Initially, the first inhabitants settled down below what is now the village of Nauche (better known by Namche in Nepali) since at that time the upper valleys were very cold. With the completion of the Little Ice Age, around 1850, environmental conditions improved, and this allowed them to move gradually towards higher levels, movement, this one, which continues today as a result of the current climate change.

The Sherpa language

The Sherpa language belongs to the Tibetan language group, consisting of more than 25 languages ​​and more than 200 dialects. There is a widespread belief that the Sherpa language has no writing, but it is not true. What is certain is that, basically, it is a spoken language since the knowledge of the Sherpa write language is limited mainly to monks and some scholars.

The fact that education has been done, until recently, only in Nepali and English has had among other consequences that “Sherpa speakers” when they communicate in writing they do it in Nepalese or English.

The growing awareness of institutions and people in the revitalization of Sherpa’s language and culture has led to many initiatives in the field of education and the use of written language in recent years, which should reverse this situation.

The Khumbu and its inhabitants

The Khumbu region is formed by the set of the valleys of the upper river basin of the Dudh Kosi River and its three tributaries Bhote Kosi and Imja Khola, to the north of which we find three peaks of more than 8,000 m, the Cho Oyu, the Jomolangma (Everest) and Lhotse. The southern limit of this region is at the confluence of the Bhote Kosi and Dudh Kosi rivers, just above the village of Jorsale where, after crossing the new hanging bridge bearing the name of Edmund Hillary, the path begins up to Nauche, the main town of Khumbu.

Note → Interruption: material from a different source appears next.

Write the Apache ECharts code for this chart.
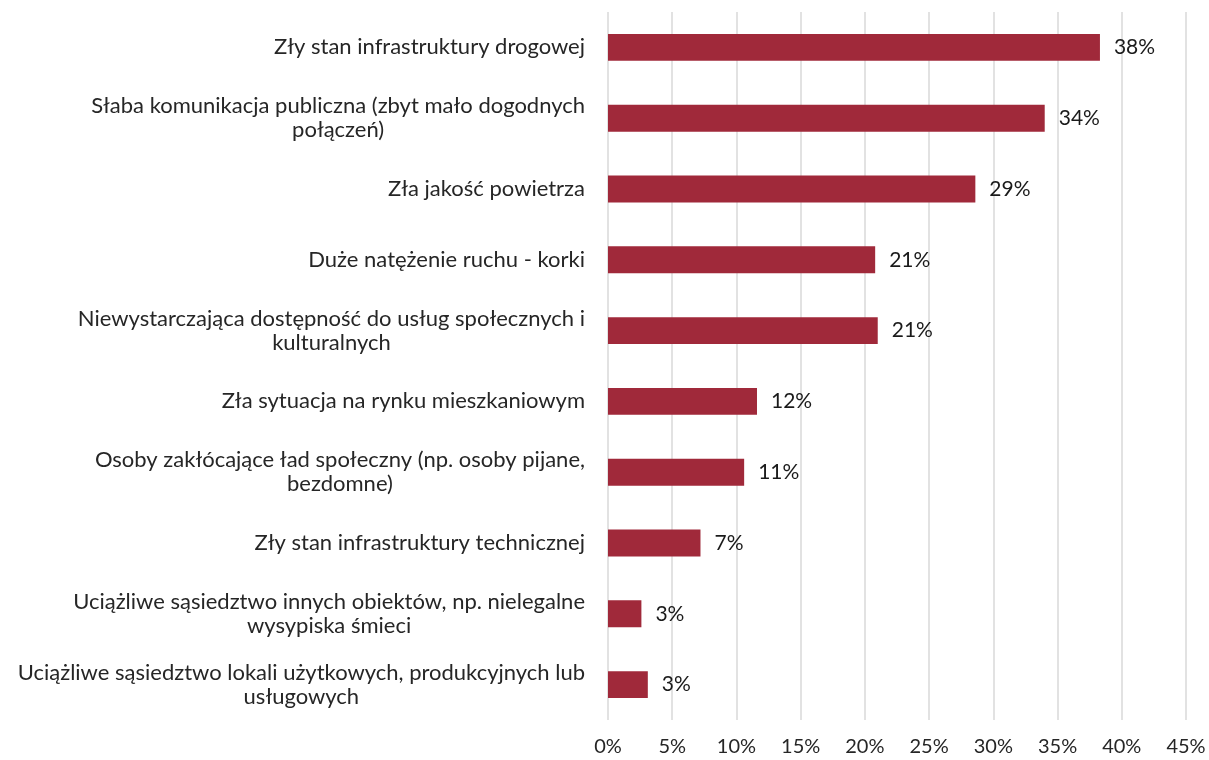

After the last administrative reforms in Nepal, this area is known as Khumbu Pasang Lhamu Rural Municipality (KPLRM). According to data from the census of 2011, 8,989 people live there, of which 5,628 (62.62%) are Sherpas, which means that in this area is where live the largest Sherpa population, in relative terms, in the world

That is why I decided to develop my project in this area, to know better how it is its daily life in the XXI century.

PREPARING THE WAY FROM CATALONIA TO NAMCHE

Despite the many efforts made with the Nepalese authorities and the many support provided by the Sherpa community, the Ministry responsible for tourism in Nepal and the Nepalese Consulate in Barcelona, ​​I did not finally get the special permit to be able to stay one year round in Namche (3,440 m.) in order to live with the Sherpa community in the Khumbu valleys.

This has obliged me to reschedule the project and divide it into two periods of 5 months, which is the maximum visa time that the immigration authorities of the country grant for this type of stay within the same calendar year.

For this reason, I will stay 5 months from the end of July to the end of December 2019 and 5 months more from February to July 2020. This timetable implies to lose two months of the Sherpa life in the valleys of Khumbu, one in winter and the other in summer. It’s a pity since there are precisely two seasons of the year when life at those altitudes is tougher, because of cold in winter and monsoon rains in summer.

I hope. however, to establish the necessary personal ties with the people of the country, to collect the information of their daily life from these two months “by delegation”.